## What is being asked
Filter the listing below, copying every line in which the word "standalone" appears.

* Start Items *

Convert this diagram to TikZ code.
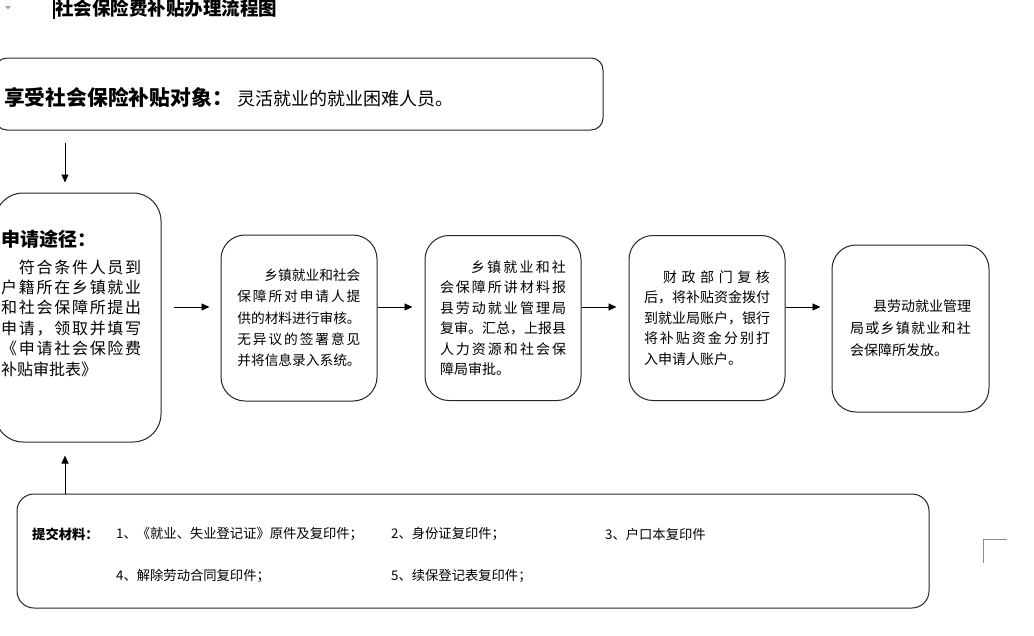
\documentclass[tikz,border=0pt]{standalone}
\usepackage{fontspec}
\setmainfont{Noto Sans CJK SC}
\usetikzlibrary{arrows.meta}
\makeatletter
\def\jl#1#2{\makebox[#1][s]{\jl@a#2\relax}}
\def\jl@a#1{#1\jl@b}
\def\jl@b#1{\ifx\relax#1\else\hfil#1\expandafter\jl@b\fi}
\makeatother
\newcommand\fsz[2]{\fontsize{#1}{#2}\selectfont}
\begin{document}
\begin{tikzpicture}[x=1pt,y=-1pt,
  rbox/.style={draw=black!85, line width=1pt, rounded corners=#1, inner sep=0pt, align=left},
  arr/.style={-{Triangle[length=8pt,width=7pt]}, line width=0.9pt},
  txt/.style={inner sep=0pt, anchor=west, align=left}]
\useasboundingbox (0,0) rectangle (1034,635);
\fill[white] (0,0) rectangle (1034,635);

% Word artefacts
\fill[black!35] (5,6) -- (11,6) -- (8,9.5) -- cycle;
\draw[line width=1.2pt] (54,0) -- (54,19);
\draw[black!45, line width=0.8pt] (1007,539) -- (983,539) -- (983,563);

% title
\node[txt, font=\fsz{18.5}{20}\bfseries] (title) at (55,8) {社会保险费补贴办理流程图};

% top box
\node[rbox=12pt, minimum width=608pt, minimum height=72pt] (top) at (299,94) {};
\node[txt] (toptxt) at (4,97) {{\fsz{20.8}{22}\bfseries 享受社会保险补贴对象：}\hspace{5pt}{\fsz{18}{20}灵活就业的就业困难人员。}};

% box 1
\node[rbox=28pt, minimum width=166pt, minimum height=249pt] (box1) at (78,317.5) {};
\node[txt, font=\fsz{16}{20.4}] (box1txt) at (1,303) {%
{\fsz{19}{20.4}\bfseries 申请途径：}\\[6.6pt]
\jl{140pt}{　符合条件人员到}\\
\jl{140pt}{户籍所在乡镇就业}\\
\jl{140pt}{和社会保障所提出}\\
\jl{140pt}{申请，领取并填写}\\
\jl{140pt}{《申请社会保险费}\\
补贴审批表》};

% box 2
\node[rbox=24pt, minimum width=156pt, minimum height=166pt, font=\fsz{13.7}{21.3}] (box2) at (299,318) {%
\makebox[123pt][r]{乡镇就业和社会}\\
\jl{123pt}{保障所对申请人提}\\
\jl{123pt}{供的材料进行审核。}\\
\jl{123pt}{无异议的签署意见}\\
并将信息录入系统。};

% box 3
\node[rbox=24pt, minimum width=156pt, minimum height=165pt, font=\fsz{14}{20.5}] (box3) at (503,318) {%
\makebox[126pt][r]{\jl{95pt}{乡镇就业和社}}\\
\jl{126pt}{会保障所讲材料报}\\
\jl{126pt}{县劳动就业管理局}\\
\jl{126pt}{复审。汇总，上报县}\\
\jl{126pt}{人力资源和社会保}\\
障局审批。};

% box 4
\node[rbox=24pt, minimum width=156pt, minimum height=165pt, font=\fsz{14}{20.5}] (box4) at (707,318) {%
\makebox[126pt][r]{\jl{107pt}{财政部门复核}}\\
\jl{126pt}{后，将补贴资金拨付}\\
\jl{126pt}{到就业局账户，银行}\\
\jl{126pt}{将补贴资金分别打}\\
入申请人账户。};

% box 5
\node[rbox=24pt, minimum width=157pt, minimum height=167pt, font=\fsz{14}{22}] (box5) at (910.5,328.5) {%
\makebox[121pt][r]{县劳动就业管理}\\
\jl{121pt}{局或乡镇就业和社}\\
会保障所发放。};

% bottom box
\node[rbox=17pt, minimum width=912pt, minimum height=114pt] (bot) at (473,551) {};
\node[txt, font=\fsz{13.3}{15}\bfseries] (m0) at (32,534) {提交材料：};
\node[txt, font=\fsz{13.3}{15}] (m1) at (116,534) {1、《就业、失业登记证》原件及复印件；};
\node[txt, font=\fsz{13.3}{15}] (m2) at (391,534) {2、身份证复印件；};
\node[txt, font=\fsz{13.3}{15}] (m3) at (605,534) {3、户口本复印件};
\node[txt, font=\fsz{13.3}{15}] (m4) at (116,576) {4、解除劳动合同复印件；};
\node[txt, font=\fsz{13.3}{15}] (m5) at (391,576) {5、续保登记表复印件；};

% connectors
\coordinate (ax) at (65,0);
\coordinate (ay) at (0,307);
\draw[arr, shorten <=12pt, shorten >=10pt] (top.south -| ax) -- (box1.north -| ax);
\draw[arr, shorten >=13pt] (bot.north -| ax) -- (box1.south -| ax);
\draw[arr, shorten <=12pt, shorten >=11pt] (box1.east |- ay) -- (box2.west |- ay);
\draw[arr, shorten >=12pt] (box2.east |- ay) -- (box3.west |- ay);
\draw[arr, shorten >=12pt] (box3.east |- ay) -- (box4.west |- ay);
\draw[arr, shorten >=11pt] (box4.east |- ay) -- (box5.west |- ay);
\end{tikzpicture}
\end{document}
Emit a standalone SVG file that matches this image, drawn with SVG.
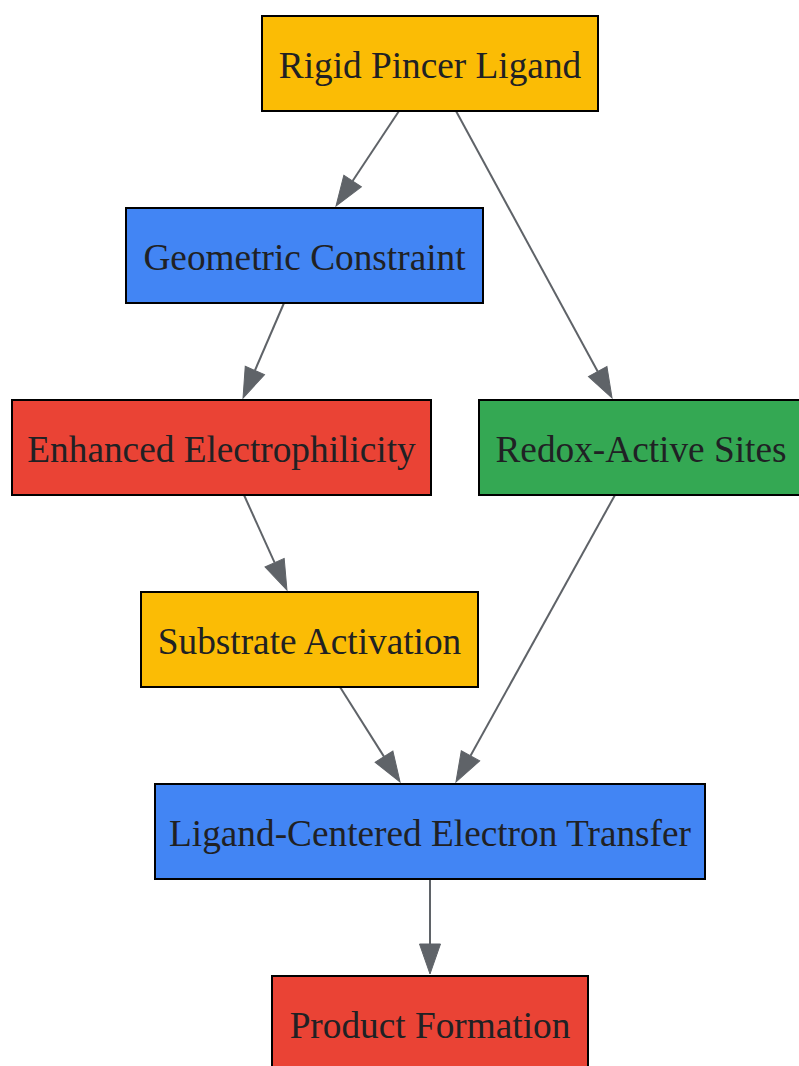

* End Items *

## Response to this task
\documentclass[tikz,border=0pt]{standalone}
Emit a standalone SVG file that matches this image, drawn with SVG.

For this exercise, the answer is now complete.